Despite the bond, the two couldn't read each other's mind or emotions, but they understood each other better now because of it. The antagonism that had been there months ago upon joining up for that fateful mission in the Slums of the Angels was gone, buried beneath shared experiences and shared grief.

“You have a headache,” Quinton said after a while, staring at the low skyline of London beyond the razed area where a palace once stood. It got turned into a night market over a century ago, and the cacophony of people coming out for an evening of street entertainment reached their ears.

“Same one from this morning,” Jason said. “I don't know how to block you from getting feedback.”

“It's fine.”

Gas hissed as it was released from the biotubes in Quinton's arms. He snapped his fingers, lighting it, letting the ball of fire grow to a decent size as it hovered in the air between them above their knees. The heat made the chill bearable, even if it made everyone else around them draw away out of fear, giving them space. Jason pulled a pack of cigarettes from his pocket and pried one out, lighting it off Quinton's fire.

People around them weren't discreet in the way they gave ground to the pair of psions sitting on the steps. Without uniforms anymore to distinguish psions from the rest of the population, everyone looked human. It was hard to see the differences now that the old laws no longer applied.

Quinton tilted his head back, staring up at the cloudy sky. Jason followed his gaze, blowing smoke up into the air. “Think any of them made it?”

“I don't know,” Quinton said, mouth thinning into a flat line. “I hope not.”

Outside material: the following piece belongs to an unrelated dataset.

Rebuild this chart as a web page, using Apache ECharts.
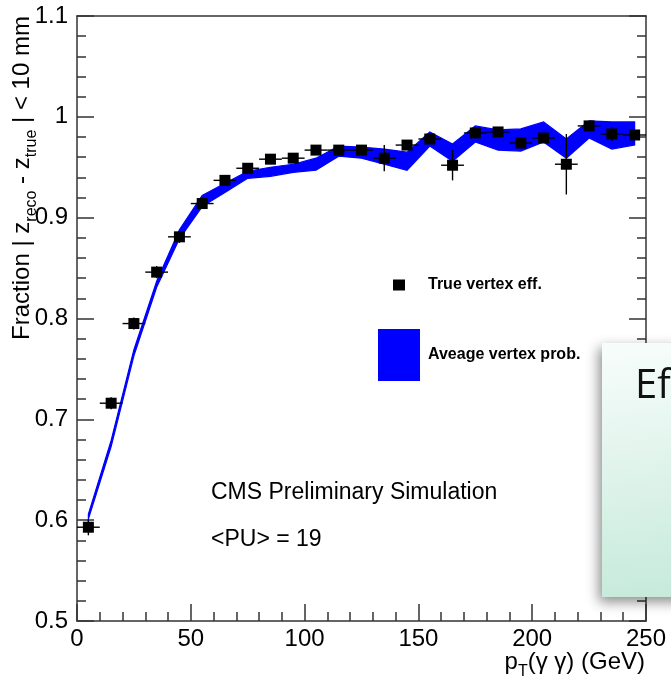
<!DOCTYPE html>
<html>
<head>
<meta charset="utf-8">
<script src="https://cdn.jsdelivr.net/npm/echarts@6/dist/echarts.min.js"></script>
<style>
html,body{margin:0;padding:0;background:#fff;}
#chart{width:671px;height:679px;}
</style>
</head>
<body>
<div id="chart"></div>
<script>
// ---- data ----
const binCenters = [5,15,25,35,45,55,65,75,85,95,105,115,125,135,145,155,165,175,185,195,205,215,225,235,245];
const binHalfWidth = 5;
const effValues = [0.593,0.716,0.795,0.846,0.881,0.914,0.937,0.949,0.958,0.959,0.967,0.967,0.967,0.959,0.972,0.978,0.952,0.984,0.985,0.974,0.979,0.953,0.991,0.983,0.982];
const effErrors = [0.008,0.006,0.006,0.006,0.006,0.005,0.005,0.004,0.004,0.005,0.004,0.004,0.004,0.013,0.005,0.005,0.015,0.004,0.004,0.004,0.004,0.030,0.004,0.007,0.005];
const bandLow  = [0.601,0.673,0.763,0.831,0.879,0.911,0.925,0.939,0.941,0.945,0.947,0.961,0.959,0.953,0.947,0.971,0.956,0.975,0.967,0.966,0.975,0.959,0.979,0.968,0.972];
const bandHigh = [0.606,0.679,0.769,0.837,0.888,0.922,0.934,0.946,0.950,0.953,0.959,0.971,0.970,0.968,0.965,0.985,0.973,0.991,0.987,0.988,0.995,0.978,0.996,0.995,0.995];
const xTicks = [0,50,100,150,200,250];
const yTicks = [0.5,0.6,0.7,0.8,0.9,1.0,1.1];
const seriesNames = ['True vertex eff.', 'Aveage vertex prob.'];

const FONT = "'Liberation Sans', Arial, Helvetica, sans-serif";
const chart = echarts.init(document.getElementById('chart'), null, {renderer:'canvas'});

const effData = binCenters.map((x,i)=>[x, effValues[i]]);
const errData = binCenters.map((x,i)=>[x, effValues[i], effErrors[i]]);
const bandData = binCenters.map((x,i)=>[x, bandLow[i], bandHigh[i]]);

const axisLineStyle = {color:'#333', width:1.5};

function yFmt(v){ return Math.abs(v-1)<1e-9 ? '1' : v.toFixed(1); }

const richSub = {
  n:{fontSize:24, fontFamily:FONT, fill:'#000', color:'#000', lineHeight:24, verticalAlign:'top'},
  s:{fontSize:16, fontFamily:FONT, fill:'#000', color:'#000', lineHeight:30, verticalAlign:'bottom'}
};

const option = {
  animation:false,
  backgroundColor:'#fff',
  grid:{left:77, right:25, top:16, bottom:58, show:false},
  xAxis:[{
    type:'value', min:xTicks[0], max:xTicks[xTicks.length-1], interval:50,
    axisLine:{show:true, onZero:false, lineStyle:axisLineStyle},
    axisTick:{show:true, inside:true, length:17, lineStyle:axisLineStyle},
    minorTick:{show:true, splitNumber:5, length:9, lineStyle:axisLineStyle},
    axisLabel:{fontSize:24, color:'#000', fontFamily:FONT, margin:6},
    splitLine:{show:false}
  },{
    type:'value', position:'top', min:0, max:250,
    axisLine:{show:true, onZero:false, lineStyle:axisLineStyle},
    axisTick:{show:false}, axisLabel:{show:false}, splitLine:{show:false}
  }],
  yAxis:[{
    type:'value', min:yTicks[0], max:yTicks[yTicks.length-1], interval:0.1,
    axisLine:{show:true, onZero:false, lineStyle:axisLineStyle},
    axisTick:{show:true, inside:true, length:17, lineStyle:axisLineStyle},
    minorTick:{show:true, splitNumber:5, length:9, lineStyle:axisLineStyle},
    axisLabel:{fontSize:24, color:'#000', fontFamily:FONT, margin:9, formatter:yFmt},
    splitLine:{show:false}
  },{
    type:'value', position:'right', min:0.5, max:1.1, interval:0.1,
    axisLine:{show:true, onZero:false, lineStyle:axisLineStyle},
    axisTick:{show:true, inside:true, length:17, lineStyle:axisLineStyle},
    minorTick:{show:true, splitNumber:5, length:9, lineStyle:axisLineStyle},
    axisLabel:{show:false}, splitLine:{show:false}
  }],
  legend:[{
    data:[seriesNames[0]], left:393, top:277, orient:'vertical', padding:0,
    icon:'rect', itemWidth:12, itemHeight:11,
    itemStyle:{opacity:1},
    textStyle:{fontSize:16, fontWeight:'bold', color:'#000', fontFamily:FONT, padding:[0,0,0,18]},
    selectedMode:false
  },{
    data:[seriesNames[1]], left:378, top:329, orient:'vertical', padding:0,
    icon:'rect', itemWidth:42, itemHeight:52,
    textStyle:{fontSize:16, fontWeight:'bold', color:'#000', fontFamily:FONT, padding:[6,0,0,3]},
    selectedMode:false
  }],
  series:[
    {
      name:seriesNames[1], type:'custom', data:bandData, z:2,
      itemStyle:{color:'#0000ff'},
      encode:{x:0, y:[1,2]},
      renderItem:function(params, api){
        if(params.dataIndex!==0) return null;
        const pts=[];
        for(let i=0;i<bandData.length;i++) pts.push(api.coord([bandData[i][0], bandData[i][2]]));
        for(let i=bandData.length-1;i>=0;i--) pts.push(api.coord([bandData[i][0], bandData[i][1]]));
        return {type:'polygon', shape:{points:pts}, style:{fill:'#0000ff', stroke:'#0000ff', lineWidth:1.2}};
      }
    },
    {
      name:'errors', type:'custom', data:errData, z:3,
      encode:{x:0, y:1},
      renderItem:function(params, api){
        const x=api.value(0), y=api.value(1), e=api.value(2);
        const l=api.coord([x-binHalfWidth,y]), r=api.coord([x+binHalfWidth,y]);
        const t=api.coord([x,y+e]), b=api.coord([x,y-e]);
        const st={stroke:'#000', lineWidth:1.4};
        return {type:'group', children:[
          {type:'line', shape:{x1:l[0],y1:l[1],x2:r[0],y2:r[1]}, style:st},
          {type:'line', shape:{x1:t[0],y1:t[1],x2:b[0],y2:b[1]}, style:st}
        ]};
      }
    },
    {
      name:seriesNames[0], type:'scatter', data:effData, z:4,
      symbol:'rect', symbolSize:11, itemStyle:{color:'#000', opacity:1}
    }
  ],
  graphic:[
    {
      type:'text', x:10, y:178, rotation:Math.PI/2, z:10,
      style:{
        text:'{n|Fraction | z}{s|reco}{n| - z}{s|true}{n| | < 10 mm}',
        align:'center', verticalAlign:'top', rich:richSub
      }
    },
    {
      type:'text', x:645, y:650, z:10,
      style:{
        text:'{n|p}{s|T}{n|(γ γ) (GeV)}',
        align:'right', verticalAlign:'top', rich:richSub
      }
    },
    {
      type:'text', x:211, y:493, z:10,
      style:{text:'CMS Preliminary Simulation', font:"23px "+FONT, fill:'#000', verticalAlign:'middle'}
    },
    {
      type:'text', x:211, y:540, z:10,
      style:{text:'<PU> = 19', font:"23px "+FONT, fill:'#000', verticalAlign:'middle'}
    },
    {
      type:'rect', x:602, y:343, z:20,
      shape:{width:90, height:254},
      style:{
        fill:new echarts.graphic.LinearGradient(0,0,0.35,1,[{offset:0,color:'#f8fdfb'},{offset:1,color:'#c7eadc'}]),
        shadowBlur:12, shadowColor:'rgba(0,0,0,0.45)', shadowOffsetX:-3, shadowOffsetY:5
      }
    },
    {
      type:'text', x:635, y:387, z:21,
      style:{text:'Ef', font:"40px 'Open Sans', 'Noto Sans', sans-serif", fill:'#111', verticalAlign:'middle'}
    }
  ]
};
chart.setOption(option);
</script>
</body>
</html>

In the weeks since the nuclear destruction in Paris, the Strykers Syndicate had been focused on Earth, not the stars. If any of the space shuttles made it to the
Ark,
if the
Ark
made it out of cold-dock, maybe the people who fled had survived and were headed to Mars Colony. Maybe not. The Strykers Syndicate only had access to a few working satellites, and even those could only tell them so much. Most of the government's codes and knowledge had been lost when The Hague was half-destroyed and the Peace Palace burned to the ground.